TASK STATEMENT >>
Print all of the lines exactly. Any picture among them stays out.

[Start]

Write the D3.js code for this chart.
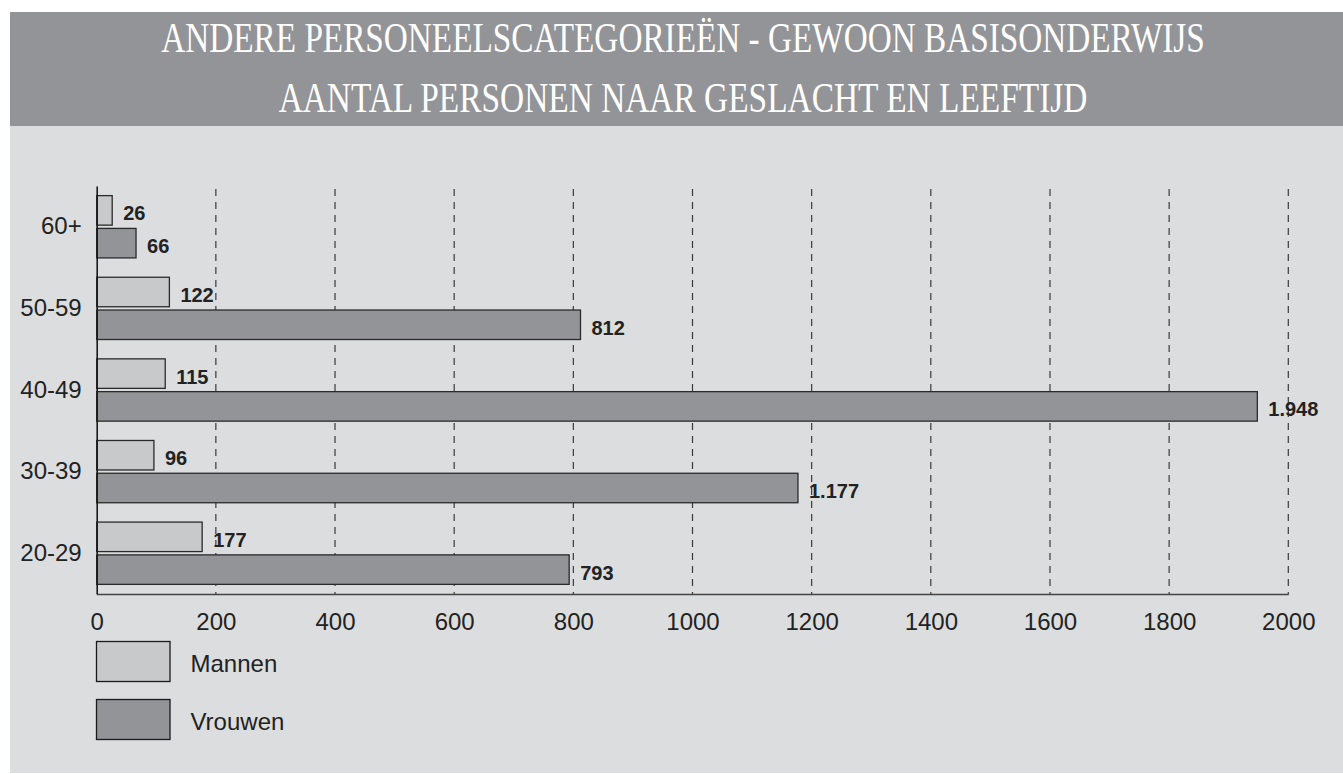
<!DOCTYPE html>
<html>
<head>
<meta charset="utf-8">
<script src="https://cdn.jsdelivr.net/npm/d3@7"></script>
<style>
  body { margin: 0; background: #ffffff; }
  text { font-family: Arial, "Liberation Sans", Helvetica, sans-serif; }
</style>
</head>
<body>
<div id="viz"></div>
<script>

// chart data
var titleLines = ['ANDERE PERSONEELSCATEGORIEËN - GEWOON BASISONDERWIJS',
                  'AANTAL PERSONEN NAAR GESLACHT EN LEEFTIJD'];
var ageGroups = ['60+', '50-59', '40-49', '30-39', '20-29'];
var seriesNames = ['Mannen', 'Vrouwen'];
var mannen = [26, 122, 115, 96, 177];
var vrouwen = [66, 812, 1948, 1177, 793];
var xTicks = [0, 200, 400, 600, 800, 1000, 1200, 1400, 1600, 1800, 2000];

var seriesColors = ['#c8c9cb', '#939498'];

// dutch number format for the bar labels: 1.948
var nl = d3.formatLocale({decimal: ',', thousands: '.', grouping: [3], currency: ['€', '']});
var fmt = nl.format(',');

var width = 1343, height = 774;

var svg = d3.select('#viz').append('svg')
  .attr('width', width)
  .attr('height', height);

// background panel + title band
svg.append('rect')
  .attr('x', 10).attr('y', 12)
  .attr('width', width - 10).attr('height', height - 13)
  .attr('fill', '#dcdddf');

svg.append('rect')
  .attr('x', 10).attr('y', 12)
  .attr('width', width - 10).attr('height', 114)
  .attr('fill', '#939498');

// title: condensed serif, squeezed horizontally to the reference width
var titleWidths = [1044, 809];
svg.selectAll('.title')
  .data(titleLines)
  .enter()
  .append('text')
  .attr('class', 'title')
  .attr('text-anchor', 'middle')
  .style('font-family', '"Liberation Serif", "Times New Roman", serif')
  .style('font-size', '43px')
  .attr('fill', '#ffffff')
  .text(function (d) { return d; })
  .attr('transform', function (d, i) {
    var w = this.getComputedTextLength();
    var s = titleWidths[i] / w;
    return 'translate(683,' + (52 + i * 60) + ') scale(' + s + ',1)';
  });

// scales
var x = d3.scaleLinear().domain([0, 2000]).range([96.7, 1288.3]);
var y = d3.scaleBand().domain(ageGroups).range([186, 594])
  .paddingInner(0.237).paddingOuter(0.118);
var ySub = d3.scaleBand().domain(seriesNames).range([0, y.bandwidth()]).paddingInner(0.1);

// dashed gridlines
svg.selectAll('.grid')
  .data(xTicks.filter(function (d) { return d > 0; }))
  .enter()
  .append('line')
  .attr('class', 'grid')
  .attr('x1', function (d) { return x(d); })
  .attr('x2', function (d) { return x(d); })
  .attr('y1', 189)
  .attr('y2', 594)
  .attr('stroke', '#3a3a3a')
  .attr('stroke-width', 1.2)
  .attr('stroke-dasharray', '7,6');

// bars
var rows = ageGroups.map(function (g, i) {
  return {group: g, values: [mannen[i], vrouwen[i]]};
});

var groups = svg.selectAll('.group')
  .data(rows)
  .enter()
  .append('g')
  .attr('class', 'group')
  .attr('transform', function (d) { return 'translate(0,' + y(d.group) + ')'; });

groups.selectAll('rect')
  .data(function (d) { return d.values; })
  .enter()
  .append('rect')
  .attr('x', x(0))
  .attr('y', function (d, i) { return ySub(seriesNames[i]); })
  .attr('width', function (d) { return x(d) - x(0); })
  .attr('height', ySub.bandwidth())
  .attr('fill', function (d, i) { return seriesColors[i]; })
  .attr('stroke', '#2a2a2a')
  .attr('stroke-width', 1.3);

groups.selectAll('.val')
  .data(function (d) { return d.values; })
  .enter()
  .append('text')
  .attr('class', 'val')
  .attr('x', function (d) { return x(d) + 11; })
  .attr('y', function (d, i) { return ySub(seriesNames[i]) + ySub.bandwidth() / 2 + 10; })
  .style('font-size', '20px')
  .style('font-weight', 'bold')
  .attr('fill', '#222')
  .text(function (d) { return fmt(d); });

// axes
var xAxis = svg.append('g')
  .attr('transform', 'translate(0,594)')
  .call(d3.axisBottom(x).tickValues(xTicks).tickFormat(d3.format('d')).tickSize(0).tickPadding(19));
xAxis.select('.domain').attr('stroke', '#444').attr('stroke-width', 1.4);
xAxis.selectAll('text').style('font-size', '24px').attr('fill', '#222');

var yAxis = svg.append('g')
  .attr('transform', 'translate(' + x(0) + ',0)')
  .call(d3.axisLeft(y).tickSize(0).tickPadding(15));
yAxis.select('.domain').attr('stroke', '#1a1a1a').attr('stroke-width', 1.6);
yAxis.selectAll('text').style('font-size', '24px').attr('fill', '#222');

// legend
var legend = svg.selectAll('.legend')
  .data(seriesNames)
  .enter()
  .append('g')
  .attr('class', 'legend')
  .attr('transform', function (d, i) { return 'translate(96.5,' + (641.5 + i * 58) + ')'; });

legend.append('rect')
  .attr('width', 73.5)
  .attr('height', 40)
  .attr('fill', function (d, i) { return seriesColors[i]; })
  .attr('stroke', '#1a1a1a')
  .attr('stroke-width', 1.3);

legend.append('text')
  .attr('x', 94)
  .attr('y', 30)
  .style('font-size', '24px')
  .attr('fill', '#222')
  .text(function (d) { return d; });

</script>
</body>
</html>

[End]

TASK SOLUTION >>
Write the D3.js code for this chart.
<!DOCTYPE html>
<html>
<head>
<meta charset="utf-8">
<script src="https://cdn.jsdelivr.net/npm/d3@7"></script>
<style>
  body { margin: 0; background: #ffffff; }
  text { font-family: Arial, "Liberation Sans", Helvetica, sans-serif; }
</style>
</head>
<body>
<div id="viz"></div>
<script>

// chart data
var titleLines = ['ANDERE PERSONEELSCATEGORIEËN - GEWOON BASISONDERWIJS',
                  'AANTAL PERSONEN NAAR GESLACHT EN LEEFTIJD'];
var ageGroups = ['60+', '50-59', '40-49', '30-39', '20-29'];
var seriesNames = ['Mannen', 'Vrouwen'];
var mannen = [26, 122, 115, 96, 177];
var vrouwen = [66, 812, 1948, 1177, 793];
var xTicks = [0, 200, 400, 600, 800, 1000, 1200, 1400, 1600, 1800, 2000];

var seriesColors = ['#c8c9cb', '#939498'];

// dutch number format for the bar labels: 1.948
var nl = d3.formatLocale({decimal: ',', thousands: '.', grouping: [3], currency: ['€', '']});
var fmt = nl.format(',');

var width = 1343, height = 774;

var svg = d3.select('#viz').append('svg')
  .attr('width', width)
  .attr('height', height);

// background panel + title band
svg.append('rect')
  .attr('x', 10).attr('y', 12)
  .attr('width', width - 10).attr('height', height - 13)
  .attr('fill', '#dcdddf');

svg.append('rect')
  .attr('x', 10).attr('y', 12)
  .attr('width', width - 10).attr('height', 114)
  .attr('fill', '#939498');

// title: condensed serif, squeezed horizontally to the reference width
var titleWidths = [1044, 809];
svg.selectAll('.title')
  .data(titleLines)
  .enter()
  .append('text')
  .attr('class', 'title')
  .attr('text-anchor', 'middle')
  .style('font-family', '"Liberation Serif", "Times New Roman", serif')
  .style('font-size', '43px')
  .attr('fill', '#ffffff')
  .text(function (d) { return d; })
  .attr('transform', function (d, i) {
    var w = this.getComputedTextLength();
    var s = titleWidths[i] / w;
    return 'translate(683,' + (52 + i * 60) + ') scale(' + s + ',1)';
  });

// scales
var x = d3.scaleLinear().domain([0, 2000]).range([96.7, 1288.3]);
var y = d3.scaleBand().domain(ageGroups).range([186, 594])
  .paddingInner(0.237).paddingOuter(0.118);
var ySub = d3.scaleBand().domain(seriesNames).range([0, y.bandwidth()]).paddingInner(0.1);

// dashed gridlines
svg.selectAll('.grid')
  .data(xTicks.filter(function (d) { return d > 0; }))
  .enter()
  .append('line')
  .attr('class', 'grid')
  .attr('x1', function (d) { return x(d); })
  .attr('x2', function (d) { return x(d); })
  .attr('y1', 189)
  .attr('y2', 594)
  .attr('stroke', '#3a3a3a')
  .attr('stroke-width', 1.2)
  .attr('stroke-dasharray', '7,6');

// bars
var rows = ageGroups.map(function (g, i) {
  return {group: g, values: [mannen[i], vrouwen[i]]};
});

var groups = svg.selectAll('.group')
  .data(rows)
  .enter()
  .append('g')
  .attr('class', 'group')
  .attr('transform', function (d) { return 'translate(0,' + y(d.group) + ')'; });

groups.selectAll('rect')
  .data(function (d) { return d.values; })
  .enter()
  .append('rect')
  .attr('x', x(0))
  .attr('y', function (d, i) { return ySub(seriesNames[i]); })
  .attr('width', function (d) { return x(d) - x(0); })
  .attr('height', ySub.bandwidth())
  .attr('fill', function (d, i) { return seriesColors[i]; })
  .attr('stroke', '#2a2a2a')
  .attr('stroke-width', 1.3);

groups.selectAll('.val')
  .data(function (d) { return d.values; })
  .enter()
  .append('text')
  .attr('class', 'val')
  .attr('x', function (d) { return x(d) + 11; })
  .attr('y', function (d, i) { return ySub(seriesNames[i]) + ySub.bandwidth() / 2 + 10; })
  .style('font-size', '20px')
  .style('font-weight', 'bold')
  .attr('fill', '#222')
  .text(function (d) { return fmt(d); });

// axes
var xAxis = svg.append('g')
  .attr('transform', 'translate(0,594)')
  .call(d3.axisBottom(x).tickValues(xTicks).tickFormat(d3.format('d')).tickSize(0).tickPadding(19));
xAxis.select('.domain').attr('stroke', '#444').attr('stroke-width', 1.4);
xAxis.selectAll('text').style('font-size', '24px').attr('fill', '#222');

var yAxis = svg.append('g')
  .attr('transform', 'translate(' + x(0) + ',0)')
  .call(d3.axisLeft(y).tickSize(0).tickPadding(15));
yAxis.select('.domain').attr('stroke', '#1a1a1a').attr('stroke-width', 1.6);
yAxis.selectAll('text').style('font-size', '24px').attr('fill', '#222');

// legend
var legend = svg.selectAll('.legend')
  .data(seriesNames)
  .enter()
  .append('g')
  .attr('class', 'legend')
  .attr('transform', function (d, i) { return 'translate(96.5,' + (641.5 + i * 58) + ')'; });

legend.append('rect')
  .attr('width', 73.5)
  .attr('height', 40)
  .attr('fill', function (d, i) { return seriesColors[i]; })
  .attr('stroke', '#1a1a1a')
  .attr('stroke-width', 1.3);

legend.append('text')
  .attr('x', 94)
  .attr('y', 30)
  .style('font-size', '24px')
  .attr('fill', '#222')
  .text(function (d) { return d; });

</script>
</body>
</html>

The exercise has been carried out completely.